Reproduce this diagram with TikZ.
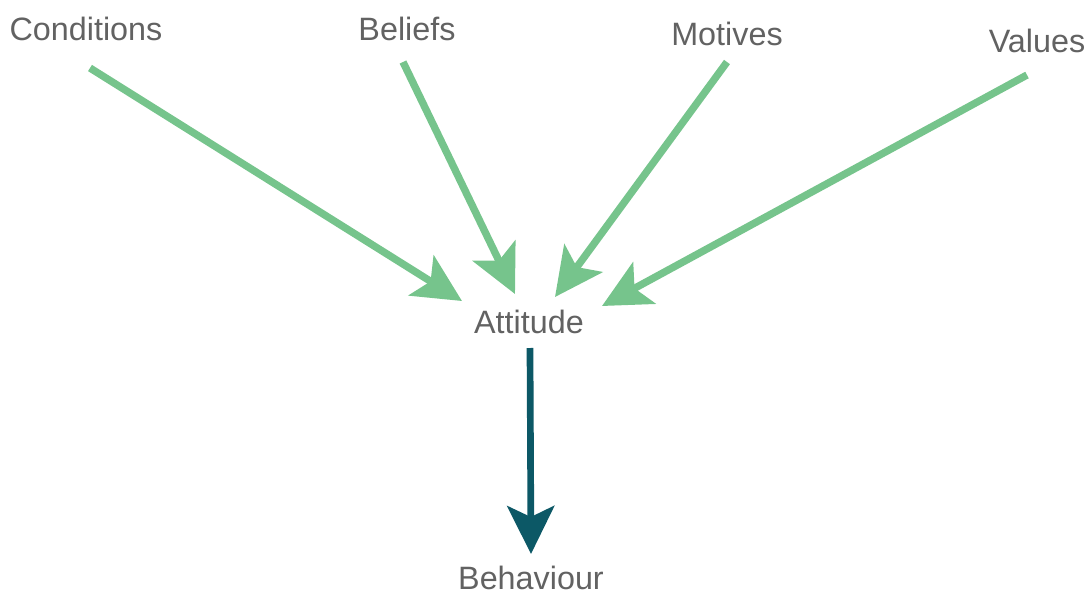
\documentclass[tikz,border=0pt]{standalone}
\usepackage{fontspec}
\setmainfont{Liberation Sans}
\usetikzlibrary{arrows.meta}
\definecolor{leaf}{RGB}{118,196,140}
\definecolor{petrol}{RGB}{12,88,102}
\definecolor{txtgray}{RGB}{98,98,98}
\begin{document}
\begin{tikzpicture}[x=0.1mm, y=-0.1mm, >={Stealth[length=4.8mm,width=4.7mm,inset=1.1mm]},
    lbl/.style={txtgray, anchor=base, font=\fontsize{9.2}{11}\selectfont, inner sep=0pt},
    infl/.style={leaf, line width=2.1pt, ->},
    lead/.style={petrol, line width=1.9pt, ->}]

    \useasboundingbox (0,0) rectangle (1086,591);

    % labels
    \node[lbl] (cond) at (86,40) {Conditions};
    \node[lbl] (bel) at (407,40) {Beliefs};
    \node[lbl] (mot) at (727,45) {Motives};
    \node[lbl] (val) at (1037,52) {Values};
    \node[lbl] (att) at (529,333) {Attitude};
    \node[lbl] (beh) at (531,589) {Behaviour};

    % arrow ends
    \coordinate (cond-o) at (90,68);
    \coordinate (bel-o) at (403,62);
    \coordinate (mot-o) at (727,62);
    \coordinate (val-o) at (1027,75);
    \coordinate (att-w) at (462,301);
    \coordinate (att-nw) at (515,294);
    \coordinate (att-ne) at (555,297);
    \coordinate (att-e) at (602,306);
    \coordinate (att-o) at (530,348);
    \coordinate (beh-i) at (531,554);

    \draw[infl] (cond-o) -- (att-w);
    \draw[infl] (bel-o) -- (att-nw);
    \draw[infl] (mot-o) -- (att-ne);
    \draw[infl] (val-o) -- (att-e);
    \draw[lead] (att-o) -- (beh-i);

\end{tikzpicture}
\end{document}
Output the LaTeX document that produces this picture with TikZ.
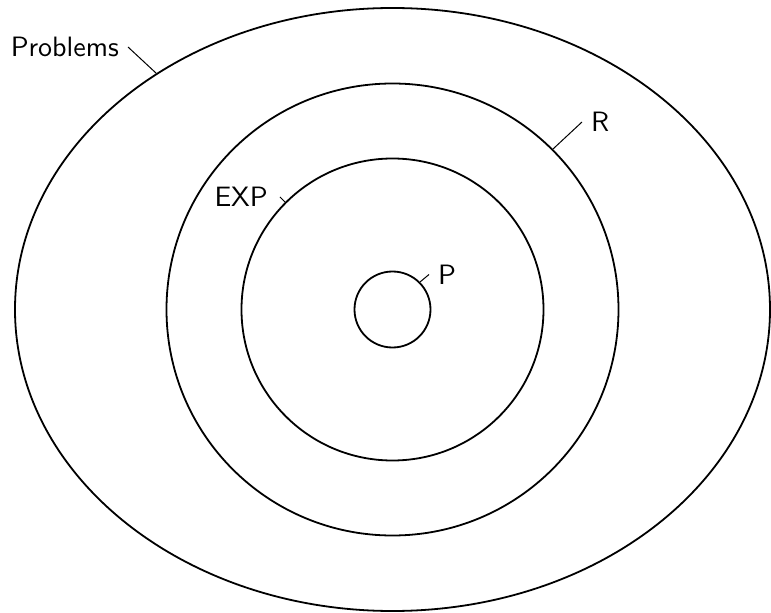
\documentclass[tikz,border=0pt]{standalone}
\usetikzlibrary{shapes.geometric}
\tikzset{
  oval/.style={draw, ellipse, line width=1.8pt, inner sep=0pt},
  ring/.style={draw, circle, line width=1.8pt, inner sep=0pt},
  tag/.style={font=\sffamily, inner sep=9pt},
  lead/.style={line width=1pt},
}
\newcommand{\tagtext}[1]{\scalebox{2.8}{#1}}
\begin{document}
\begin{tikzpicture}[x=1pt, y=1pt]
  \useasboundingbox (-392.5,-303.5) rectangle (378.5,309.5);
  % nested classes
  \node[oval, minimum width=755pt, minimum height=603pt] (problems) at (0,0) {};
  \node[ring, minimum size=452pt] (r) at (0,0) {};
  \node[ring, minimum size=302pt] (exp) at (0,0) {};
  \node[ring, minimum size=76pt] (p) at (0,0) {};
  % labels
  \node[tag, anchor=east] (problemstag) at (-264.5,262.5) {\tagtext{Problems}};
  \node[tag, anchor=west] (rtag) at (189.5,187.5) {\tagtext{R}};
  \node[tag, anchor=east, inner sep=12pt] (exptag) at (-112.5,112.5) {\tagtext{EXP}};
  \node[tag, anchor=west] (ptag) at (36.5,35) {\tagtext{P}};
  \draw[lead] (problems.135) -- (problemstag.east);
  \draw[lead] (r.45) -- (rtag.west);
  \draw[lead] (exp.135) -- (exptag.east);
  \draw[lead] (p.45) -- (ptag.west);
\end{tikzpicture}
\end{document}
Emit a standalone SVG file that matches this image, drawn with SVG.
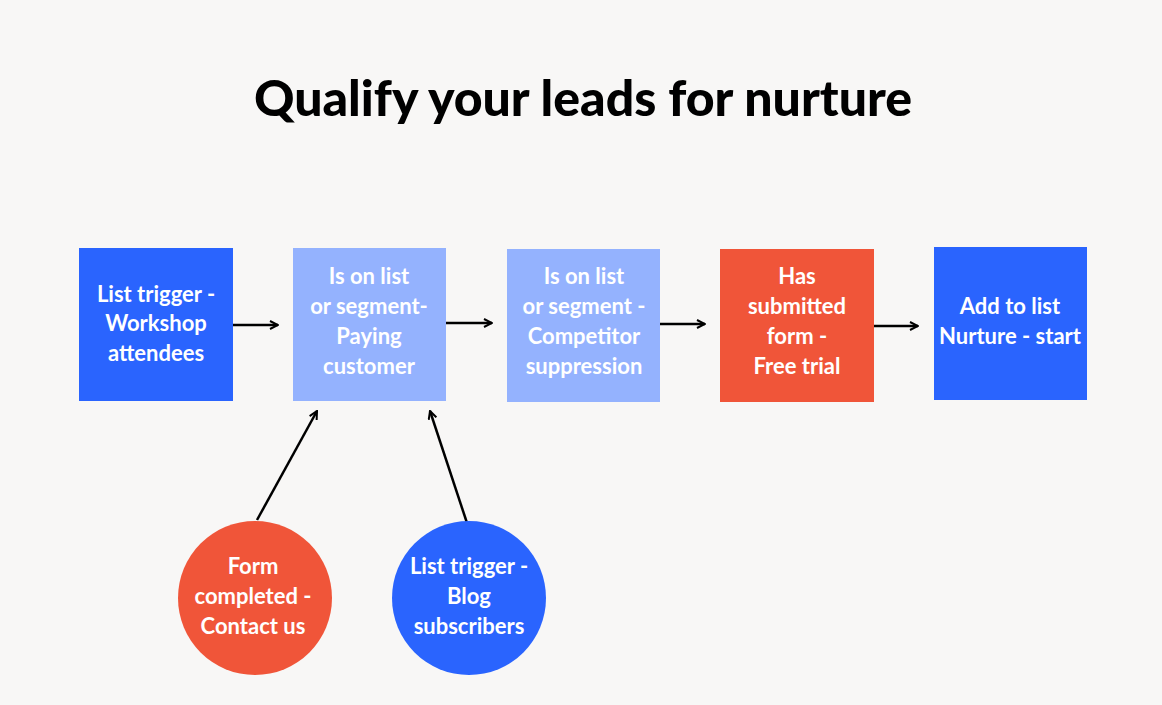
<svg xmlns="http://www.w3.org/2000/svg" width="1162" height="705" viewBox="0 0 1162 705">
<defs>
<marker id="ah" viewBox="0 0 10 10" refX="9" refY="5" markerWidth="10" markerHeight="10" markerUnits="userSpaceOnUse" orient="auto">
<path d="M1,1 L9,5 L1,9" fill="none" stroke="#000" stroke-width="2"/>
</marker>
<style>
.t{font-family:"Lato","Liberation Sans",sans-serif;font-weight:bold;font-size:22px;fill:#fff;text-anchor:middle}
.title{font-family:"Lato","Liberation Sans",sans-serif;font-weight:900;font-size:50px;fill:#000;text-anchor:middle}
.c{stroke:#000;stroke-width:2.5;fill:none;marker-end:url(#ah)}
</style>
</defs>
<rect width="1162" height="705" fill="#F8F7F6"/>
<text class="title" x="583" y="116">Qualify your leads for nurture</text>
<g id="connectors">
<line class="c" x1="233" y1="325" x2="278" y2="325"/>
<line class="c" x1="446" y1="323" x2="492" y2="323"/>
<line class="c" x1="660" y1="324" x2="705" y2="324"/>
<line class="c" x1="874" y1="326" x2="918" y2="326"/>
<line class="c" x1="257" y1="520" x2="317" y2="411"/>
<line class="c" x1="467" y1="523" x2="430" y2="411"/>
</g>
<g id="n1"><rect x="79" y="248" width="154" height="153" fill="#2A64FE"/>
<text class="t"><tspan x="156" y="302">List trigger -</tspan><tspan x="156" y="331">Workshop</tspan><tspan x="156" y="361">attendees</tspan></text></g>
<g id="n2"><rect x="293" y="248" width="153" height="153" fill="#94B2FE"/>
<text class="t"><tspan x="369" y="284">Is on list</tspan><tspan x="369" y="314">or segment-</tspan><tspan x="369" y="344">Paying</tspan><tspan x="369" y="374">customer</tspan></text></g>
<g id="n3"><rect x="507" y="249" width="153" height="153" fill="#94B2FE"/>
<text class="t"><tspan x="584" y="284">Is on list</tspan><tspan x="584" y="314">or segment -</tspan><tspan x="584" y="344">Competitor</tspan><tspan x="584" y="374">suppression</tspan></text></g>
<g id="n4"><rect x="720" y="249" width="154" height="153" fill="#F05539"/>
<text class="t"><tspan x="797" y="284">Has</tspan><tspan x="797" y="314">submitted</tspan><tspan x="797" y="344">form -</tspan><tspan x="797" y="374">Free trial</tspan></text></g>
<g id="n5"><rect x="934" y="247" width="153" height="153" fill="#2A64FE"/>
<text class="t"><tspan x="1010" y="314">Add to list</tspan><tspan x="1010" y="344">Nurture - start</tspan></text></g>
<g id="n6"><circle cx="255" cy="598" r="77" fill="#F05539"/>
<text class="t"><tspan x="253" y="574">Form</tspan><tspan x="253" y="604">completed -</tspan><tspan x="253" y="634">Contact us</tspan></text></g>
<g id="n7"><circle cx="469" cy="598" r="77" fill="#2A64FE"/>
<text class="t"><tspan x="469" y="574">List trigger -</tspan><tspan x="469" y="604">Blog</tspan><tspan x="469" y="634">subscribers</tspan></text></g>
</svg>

------

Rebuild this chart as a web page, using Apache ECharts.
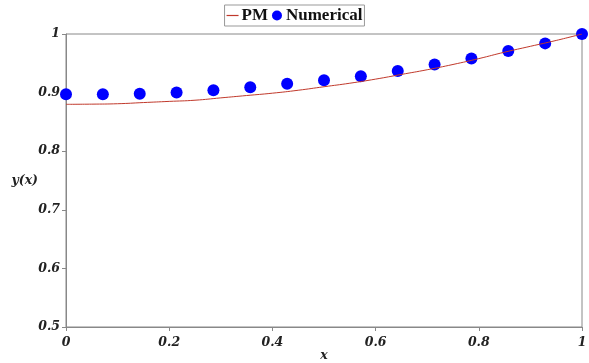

------

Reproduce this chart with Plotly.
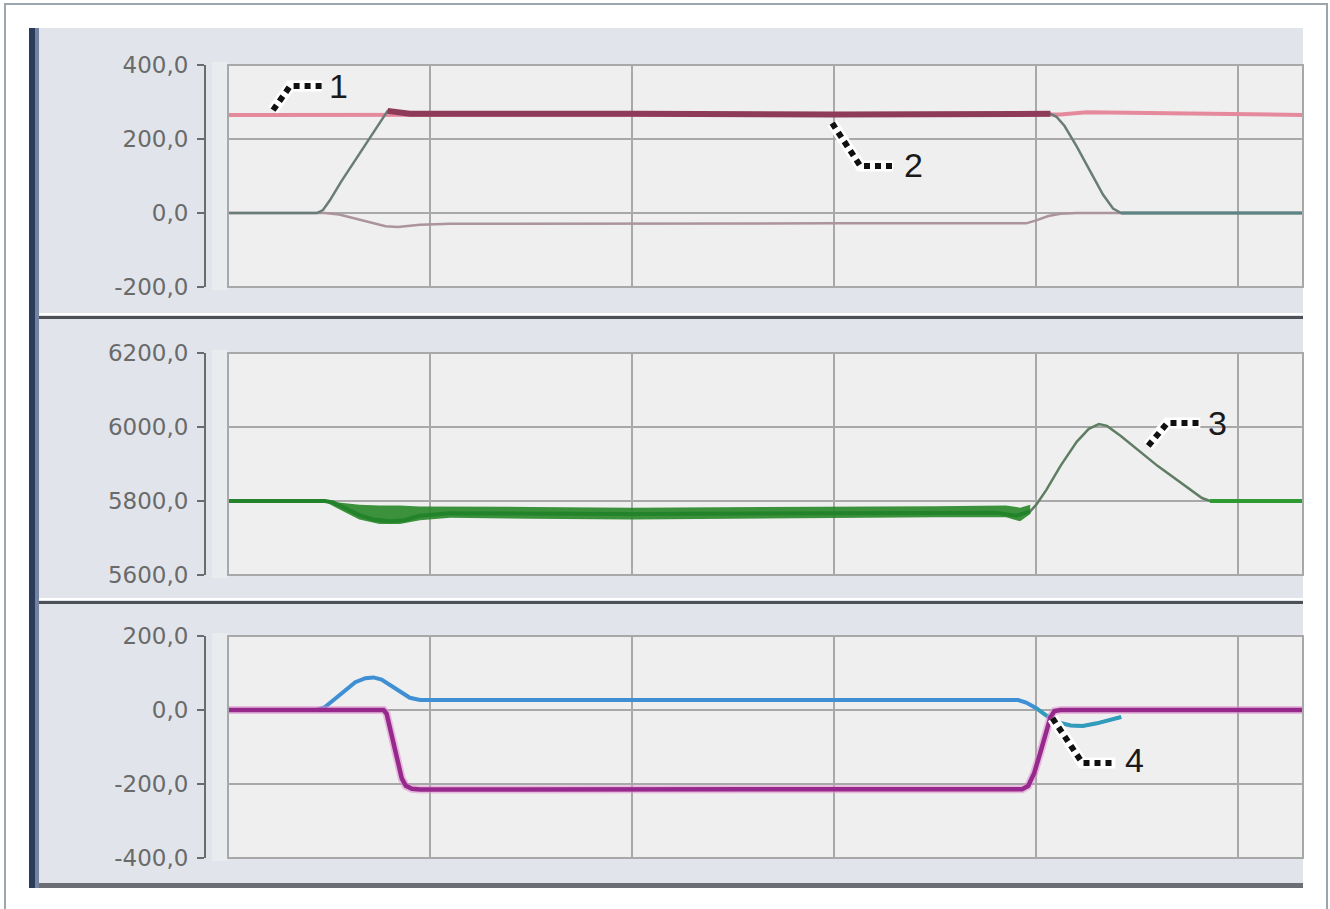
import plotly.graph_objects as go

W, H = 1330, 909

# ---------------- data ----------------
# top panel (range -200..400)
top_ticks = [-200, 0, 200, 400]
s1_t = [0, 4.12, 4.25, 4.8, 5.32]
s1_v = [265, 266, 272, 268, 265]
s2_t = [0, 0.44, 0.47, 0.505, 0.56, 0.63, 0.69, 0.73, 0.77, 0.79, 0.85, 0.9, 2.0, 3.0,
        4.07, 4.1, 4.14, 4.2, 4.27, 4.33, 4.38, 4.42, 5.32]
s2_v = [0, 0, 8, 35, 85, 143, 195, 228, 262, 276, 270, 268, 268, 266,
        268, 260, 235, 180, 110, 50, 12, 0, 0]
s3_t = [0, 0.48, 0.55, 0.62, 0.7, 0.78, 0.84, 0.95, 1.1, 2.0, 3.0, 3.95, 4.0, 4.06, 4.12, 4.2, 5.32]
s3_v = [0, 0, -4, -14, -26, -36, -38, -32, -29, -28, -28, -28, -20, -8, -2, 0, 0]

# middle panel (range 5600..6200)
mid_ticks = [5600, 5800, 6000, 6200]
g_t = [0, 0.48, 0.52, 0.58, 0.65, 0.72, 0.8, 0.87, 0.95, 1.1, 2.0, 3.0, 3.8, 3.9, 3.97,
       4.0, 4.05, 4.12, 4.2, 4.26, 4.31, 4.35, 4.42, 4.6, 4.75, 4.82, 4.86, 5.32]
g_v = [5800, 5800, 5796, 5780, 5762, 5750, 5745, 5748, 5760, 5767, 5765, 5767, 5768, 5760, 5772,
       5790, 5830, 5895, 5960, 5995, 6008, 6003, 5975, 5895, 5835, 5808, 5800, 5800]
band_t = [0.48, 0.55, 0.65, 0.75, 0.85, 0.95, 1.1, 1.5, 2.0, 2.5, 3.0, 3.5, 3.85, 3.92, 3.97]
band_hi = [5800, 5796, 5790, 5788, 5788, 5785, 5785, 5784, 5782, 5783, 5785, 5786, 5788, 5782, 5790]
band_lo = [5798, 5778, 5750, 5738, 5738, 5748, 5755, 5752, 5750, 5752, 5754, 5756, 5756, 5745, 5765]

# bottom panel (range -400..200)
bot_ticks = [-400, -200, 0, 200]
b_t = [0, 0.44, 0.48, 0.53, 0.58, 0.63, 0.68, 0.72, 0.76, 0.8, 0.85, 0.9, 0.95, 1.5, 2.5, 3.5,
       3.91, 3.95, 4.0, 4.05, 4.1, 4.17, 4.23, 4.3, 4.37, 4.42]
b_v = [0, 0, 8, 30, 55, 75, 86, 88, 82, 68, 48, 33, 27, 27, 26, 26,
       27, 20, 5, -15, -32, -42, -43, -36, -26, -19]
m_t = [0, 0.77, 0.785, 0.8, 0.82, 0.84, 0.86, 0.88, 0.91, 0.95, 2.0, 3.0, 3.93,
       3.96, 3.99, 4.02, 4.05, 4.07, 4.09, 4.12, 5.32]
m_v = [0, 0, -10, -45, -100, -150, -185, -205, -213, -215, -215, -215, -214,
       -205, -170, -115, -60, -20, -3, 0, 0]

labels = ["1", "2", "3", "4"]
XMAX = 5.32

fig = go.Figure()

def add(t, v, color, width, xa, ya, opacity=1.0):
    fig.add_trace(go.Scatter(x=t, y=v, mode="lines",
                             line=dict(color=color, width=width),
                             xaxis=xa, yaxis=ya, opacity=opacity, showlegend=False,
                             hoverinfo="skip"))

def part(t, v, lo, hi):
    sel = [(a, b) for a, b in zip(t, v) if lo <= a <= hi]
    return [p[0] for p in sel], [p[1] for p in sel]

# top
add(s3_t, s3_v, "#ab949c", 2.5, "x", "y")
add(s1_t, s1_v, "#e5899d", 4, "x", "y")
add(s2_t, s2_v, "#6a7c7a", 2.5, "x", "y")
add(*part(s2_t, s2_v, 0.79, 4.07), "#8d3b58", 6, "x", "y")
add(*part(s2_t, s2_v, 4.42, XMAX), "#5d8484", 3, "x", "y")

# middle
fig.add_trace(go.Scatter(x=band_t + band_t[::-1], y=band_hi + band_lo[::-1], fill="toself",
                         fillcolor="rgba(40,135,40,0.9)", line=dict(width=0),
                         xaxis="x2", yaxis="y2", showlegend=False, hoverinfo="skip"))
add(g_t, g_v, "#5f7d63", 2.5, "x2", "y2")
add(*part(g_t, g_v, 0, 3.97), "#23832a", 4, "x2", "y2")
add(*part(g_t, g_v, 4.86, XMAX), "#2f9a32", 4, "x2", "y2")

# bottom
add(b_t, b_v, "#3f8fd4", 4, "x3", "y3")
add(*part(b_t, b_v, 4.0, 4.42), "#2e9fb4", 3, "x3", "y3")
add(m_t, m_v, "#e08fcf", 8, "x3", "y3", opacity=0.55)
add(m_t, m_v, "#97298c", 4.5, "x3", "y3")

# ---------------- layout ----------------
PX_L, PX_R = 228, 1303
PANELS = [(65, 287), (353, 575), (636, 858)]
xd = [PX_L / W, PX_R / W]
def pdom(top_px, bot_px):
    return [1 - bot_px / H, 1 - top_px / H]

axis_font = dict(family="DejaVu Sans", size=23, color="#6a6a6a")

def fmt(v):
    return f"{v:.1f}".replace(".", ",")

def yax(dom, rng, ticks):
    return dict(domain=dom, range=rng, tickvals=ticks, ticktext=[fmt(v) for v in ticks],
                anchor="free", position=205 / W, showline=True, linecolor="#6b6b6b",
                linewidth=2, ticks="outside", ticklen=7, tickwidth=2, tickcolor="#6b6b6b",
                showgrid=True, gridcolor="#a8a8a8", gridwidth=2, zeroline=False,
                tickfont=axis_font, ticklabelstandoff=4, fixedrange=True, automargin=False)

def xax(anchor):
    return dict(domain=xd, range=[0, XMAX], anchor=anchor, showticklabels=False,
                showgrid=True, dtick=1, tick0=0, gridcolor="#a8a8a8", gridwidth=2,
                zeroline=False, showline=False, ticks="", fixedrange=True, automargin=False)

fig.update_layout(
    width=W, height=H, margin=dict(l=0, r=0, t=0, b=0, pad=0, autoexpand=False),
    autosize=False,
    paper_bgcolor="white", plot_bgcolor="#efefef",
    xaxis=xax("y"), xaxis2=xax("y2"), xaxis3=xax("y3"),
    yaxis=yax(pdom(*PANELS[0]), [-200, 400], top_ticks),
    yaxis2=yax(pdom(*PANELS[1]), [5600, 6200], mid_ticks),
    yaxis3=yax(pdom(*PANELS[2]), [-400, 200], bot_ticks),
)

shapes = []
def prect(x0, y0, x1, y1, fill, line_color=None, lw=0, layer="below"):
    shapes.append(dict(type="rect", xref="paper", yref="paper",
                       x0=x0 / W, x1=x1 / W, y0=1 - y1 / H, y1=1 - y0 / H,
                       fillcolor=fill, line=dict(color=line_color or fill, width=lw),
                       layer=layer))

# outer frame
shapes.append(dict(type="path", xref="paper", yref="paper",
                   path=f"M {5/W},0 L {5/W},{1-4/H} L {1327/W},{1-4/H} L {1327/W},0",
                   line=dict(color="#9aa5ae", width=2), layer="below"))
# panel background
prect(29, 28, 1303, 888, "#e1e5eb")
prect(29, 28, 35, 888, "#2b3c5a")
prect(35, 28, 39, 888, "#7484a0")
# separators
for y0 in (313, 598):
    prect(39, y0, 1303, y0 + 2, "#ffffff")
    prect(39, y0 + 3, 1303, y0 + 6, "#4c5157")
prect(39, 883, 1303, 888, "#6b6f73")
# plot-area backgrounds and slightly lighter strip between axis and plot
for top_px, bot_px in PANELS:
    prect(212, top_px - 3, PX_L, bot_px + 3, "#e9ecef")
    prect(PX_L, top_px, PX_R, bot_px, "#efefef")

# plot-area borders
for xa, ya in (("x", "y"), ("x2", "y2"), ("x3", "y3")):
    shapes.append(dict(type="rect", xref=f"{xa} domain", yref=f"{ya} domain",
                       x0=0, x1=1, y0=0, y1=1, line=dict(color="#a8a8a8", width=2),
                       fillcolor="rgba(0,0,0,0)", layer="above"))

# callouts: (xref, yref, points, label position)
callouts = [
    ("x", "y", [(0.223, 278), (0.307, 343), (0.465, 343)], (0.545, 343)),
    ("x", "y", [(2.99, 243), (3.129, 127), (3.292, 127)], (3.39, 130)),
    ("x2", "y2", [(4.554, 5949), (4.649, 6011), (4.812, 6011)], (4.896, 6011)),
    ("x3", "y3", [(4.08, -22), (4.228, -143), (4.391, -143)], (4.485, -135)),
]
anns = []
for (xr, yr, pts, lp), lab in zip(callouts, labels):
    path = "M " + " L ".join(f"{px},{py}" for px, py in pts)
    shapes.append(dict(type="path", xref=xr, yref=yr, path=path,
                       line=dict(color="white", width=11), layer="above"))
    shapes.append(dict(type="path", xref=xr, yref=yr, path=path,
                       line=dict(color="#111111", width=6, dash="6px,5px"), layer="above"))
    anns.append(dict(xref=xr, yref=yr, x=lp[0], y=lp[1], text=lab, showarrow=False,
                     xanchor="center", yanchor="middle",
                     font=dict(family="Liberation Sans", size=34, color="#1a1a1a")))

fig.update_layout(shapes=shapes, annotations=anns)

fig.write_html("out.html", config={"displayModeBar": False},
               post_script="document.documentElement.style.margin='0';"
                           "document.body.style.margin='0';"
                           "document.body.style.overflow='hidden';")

------

YOUR OBJECTIVE: Leaving out the pictures, extract the stretch from the line holding "Reproduce this diagram with TikZ." through the line holding "(0,0) rectangle (1086,591);", word for word.

RESPONSE FOR THIS EXERCISE:
Reproduce this diagram with TikZ.
\documentclass[tikz,border=0pt]{standalone}
\usepackage{fontspec}
\setmainfont{Liberation Sans}
\usetikzlibrary{arrows.meta}
\definecolor{leaf}{RGB}{118,196,140}
\definecolor{petrol}{RGB}{12,88,102}
\definecolor{txtgray}{RGB}{98,98,98}
\begin{document}
\begin{tikzpicture}[x=0.1mm, y=-0.1mm, >={Stealth[length=4.8mm,width=4.7mm,inset=1.1mm]},
    lbl/.style={txtgray, anchor=base, font=\fontsize{9.2}{11}\selectfont, inner sep=0pt},
    infl/.style={leaf, line width=2.1pt, ->},
    lead/.style={petrol, line width=1.9pt, ->}]

    \useasboundingbox (0,0) rectangle (1086,591);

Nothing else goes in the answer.